The currency rose as much as 0.3% to 31.828 per dollar, the strongest since Nov 25, before trading at 31.837 at 9:22 am in Bangkok. The baht’s 1.9% advance in July is the second best among 24 emerging-market exchange rates tracked by Bloomberg.
The gains pushed a measure of investor bullishness on the currency to strongest in more than a year.
Thailand’s economy, which shrank in the first quarter, can return to growth rates of between 5% and 6% as the military government’s policies help “jump start” expansion, Pridiyathorn Devakula, a former finance minister and an adviser to NCPO leader rayuth Chan-Ocha, said yesterday. Exports rose 7.2% last month from a year earlier, the first increase in four months, Gen Prayuth said July 18.
“It seems that the junta is at least providing some stability for the economic outlook,” said Jonathan Cavenagh, a currency strategist at Westpac Banking Corp. in Singapore. “Measures of consumer and business confidence have been tracking higher, so that’s probably giving the market a bit more confidence.”
An index of consumer confidence rose to 75.1 in June, the highest since October, according to a July 3 release from the University of the Thai Chamber of Commerce.
The yield on the 3.875% government bonds due June 2019 slipped one basis point, 0.01 percentage point, to 3.02%, the lowest level since May 21.

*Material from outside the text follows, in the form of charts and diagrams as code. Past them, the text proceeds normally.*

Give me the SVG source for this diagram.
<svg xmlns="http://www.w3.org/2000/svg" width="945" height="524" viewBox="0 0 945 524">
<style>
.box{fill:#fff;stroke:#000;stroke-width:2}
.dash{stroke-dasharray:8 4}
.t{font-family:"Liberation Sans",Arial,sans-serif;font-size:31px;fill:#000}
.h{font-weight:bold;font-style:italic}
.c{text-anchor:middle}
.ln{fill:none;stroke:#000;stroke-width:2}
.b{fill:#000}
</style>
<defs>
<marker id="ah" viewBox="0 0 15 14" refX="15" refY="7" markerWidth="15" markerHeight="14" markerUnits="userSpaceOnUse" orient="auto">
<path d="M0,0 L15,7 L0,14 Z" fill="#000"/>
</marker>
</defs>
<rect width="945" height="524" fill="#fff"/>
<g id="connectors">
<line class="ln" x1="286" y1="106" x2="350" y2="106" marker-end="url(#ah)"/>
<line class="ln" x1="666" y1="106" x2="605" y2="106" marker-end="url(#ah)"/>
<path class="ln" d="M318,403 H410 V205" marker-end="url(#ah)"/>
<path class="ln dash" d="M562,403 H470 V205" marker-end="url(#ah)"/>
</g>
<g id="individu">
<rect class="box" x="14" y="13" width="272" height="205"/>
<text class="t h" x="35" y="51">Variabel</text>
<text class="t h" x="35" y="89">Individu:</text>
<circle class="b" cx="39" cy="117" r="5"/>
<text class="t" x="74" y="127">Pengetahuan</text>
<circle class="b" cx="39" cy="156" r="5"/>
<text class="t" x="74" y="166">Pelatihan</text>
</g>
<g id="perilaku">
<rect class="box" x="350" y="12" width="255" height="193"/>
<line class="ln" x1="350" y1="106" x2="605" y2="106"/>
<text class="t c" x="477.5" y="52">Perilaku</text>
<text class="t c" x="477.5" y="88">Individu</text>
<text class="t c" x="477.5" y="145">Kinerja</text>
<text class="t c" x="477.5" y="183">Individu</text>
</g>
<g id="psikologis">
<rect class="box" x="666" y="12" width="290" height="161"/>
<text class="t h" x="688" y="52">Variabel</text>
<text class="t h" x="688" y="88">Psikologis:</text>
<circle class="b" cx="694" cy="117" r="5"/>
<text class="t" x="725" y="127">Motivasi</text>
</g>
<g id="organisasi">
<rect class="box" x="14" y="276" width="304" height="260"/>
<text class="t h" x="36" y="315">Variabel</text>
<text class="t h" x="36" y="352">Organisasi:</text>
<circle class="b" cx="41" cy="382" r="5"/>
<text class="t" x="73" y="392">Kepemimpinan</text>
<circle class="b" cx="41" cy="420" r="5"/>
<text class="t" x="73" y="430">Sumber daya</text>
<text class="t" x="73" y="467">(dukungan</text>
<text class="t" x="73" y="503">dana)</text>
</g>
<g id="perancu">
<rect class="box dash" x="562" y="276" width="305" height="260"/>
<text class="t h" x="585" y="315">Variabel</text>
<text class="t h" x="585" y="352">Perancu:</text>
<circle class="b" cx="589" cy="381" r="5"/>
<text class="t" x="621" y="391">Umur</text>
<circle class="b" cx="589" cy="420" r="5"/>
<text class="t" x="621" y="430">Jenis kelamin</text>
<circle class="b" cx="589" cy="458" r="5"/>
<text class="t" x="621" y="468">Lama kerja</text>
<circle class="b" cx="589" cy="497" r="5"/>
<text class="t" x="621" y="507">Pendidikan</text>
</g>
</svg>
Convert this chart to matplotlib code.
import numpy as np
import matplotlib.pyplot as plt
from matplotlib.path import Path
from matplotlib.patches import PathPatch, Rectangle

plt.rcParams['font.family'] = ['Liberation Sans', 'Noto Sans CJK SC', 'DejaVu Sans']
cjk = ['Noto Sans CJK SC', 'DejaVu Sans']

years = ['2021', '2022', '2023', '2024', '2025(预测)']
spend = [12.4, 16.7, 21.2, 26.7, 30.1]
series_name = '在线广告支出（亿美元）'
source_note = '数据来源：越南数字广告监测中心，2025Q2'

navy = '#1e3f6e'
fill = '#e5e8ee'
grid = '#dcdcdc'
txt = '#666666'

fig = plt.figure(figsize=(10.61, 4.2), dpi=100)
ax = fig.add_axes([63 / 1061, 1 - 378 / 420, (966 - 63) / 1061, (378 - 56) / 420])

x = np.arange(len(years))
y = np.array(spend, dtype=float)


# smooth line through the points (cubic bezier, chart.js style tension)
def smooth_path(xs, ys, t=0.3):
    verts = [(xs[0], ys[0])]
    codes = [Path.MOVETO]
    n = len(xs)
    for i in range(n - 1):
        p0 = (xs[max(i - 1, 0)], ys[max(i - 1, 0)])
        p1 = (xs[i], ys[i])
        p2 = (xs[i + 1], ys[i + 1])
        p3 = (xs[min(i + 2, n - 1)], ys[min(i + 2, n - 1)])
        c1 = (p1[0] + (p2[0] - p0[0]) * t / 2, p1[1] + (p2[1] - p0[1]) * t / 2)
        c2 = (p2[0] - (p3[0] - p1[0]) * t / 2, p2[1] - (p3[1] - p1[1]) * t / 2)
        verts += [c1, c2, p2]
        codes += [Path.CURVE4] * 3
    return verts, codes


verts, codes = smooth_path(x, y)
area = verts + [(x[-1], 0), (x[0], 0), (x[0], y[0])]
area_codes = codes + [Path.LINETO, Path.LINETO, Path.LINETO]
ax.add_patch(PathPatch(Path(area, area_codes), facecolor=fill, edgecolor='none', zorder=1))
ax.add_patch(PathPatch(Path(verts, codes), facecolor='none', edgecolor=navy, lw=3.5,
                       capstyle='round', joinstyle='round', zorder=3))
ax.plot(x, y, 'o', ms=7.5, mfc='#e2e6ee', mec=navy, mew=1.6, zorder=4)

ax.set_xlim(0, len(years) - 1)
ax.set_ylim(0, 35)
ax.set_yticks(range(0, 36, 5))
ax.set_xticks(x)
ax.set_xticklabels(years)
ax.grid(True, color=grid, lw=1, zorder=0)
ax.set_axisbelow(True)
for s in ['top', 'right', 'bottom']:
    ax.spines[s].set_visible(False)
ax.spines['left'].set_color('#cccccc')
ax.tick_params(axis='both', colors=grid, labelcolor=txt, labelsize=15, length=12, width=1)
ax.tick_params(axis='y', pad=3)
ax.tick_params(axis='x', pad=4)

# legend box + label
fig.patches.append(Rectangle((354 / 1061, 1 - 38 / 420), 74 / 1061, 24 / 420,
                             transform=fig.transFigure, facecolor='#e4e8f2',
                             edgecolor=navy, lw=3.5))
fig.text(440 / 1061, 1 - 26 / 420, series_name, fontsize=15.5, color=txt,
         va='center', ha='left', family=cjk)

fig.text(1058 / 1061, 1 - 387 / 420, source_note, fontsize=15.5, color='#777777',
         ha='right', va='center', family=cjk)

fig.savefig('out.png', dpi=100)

Global investors poured a net $331.6 million into Thai debt and equities on Monday, taking this month’s inflows to $3.31 billion, according to a data compiled by Bloomberg. The benchmark SET Index rose 0.3% Monday to close at the highest level since June 4, 2013.
Foreign funds have plowed money into Thai stocks and bonds as the junta accelerates state spending to revive the economy. The National Council for Peace and Order, a group of military leaders, will consider the transport ministry’s infrastructure investment plan Tuesday, Soithip Trisuddhi, the ministry’s permanent secretary, said Monday without giving details.
The government said last month it plans to spend 2.4 trillion baht ($75 billion) to build and expand networks such as highways, railways and airports between 2015 and 2022.
The baht’s 14-day relative strength index is at 21.74, the lowest since April 2013, according to Bloomberg data, suggesting an imminent reversal.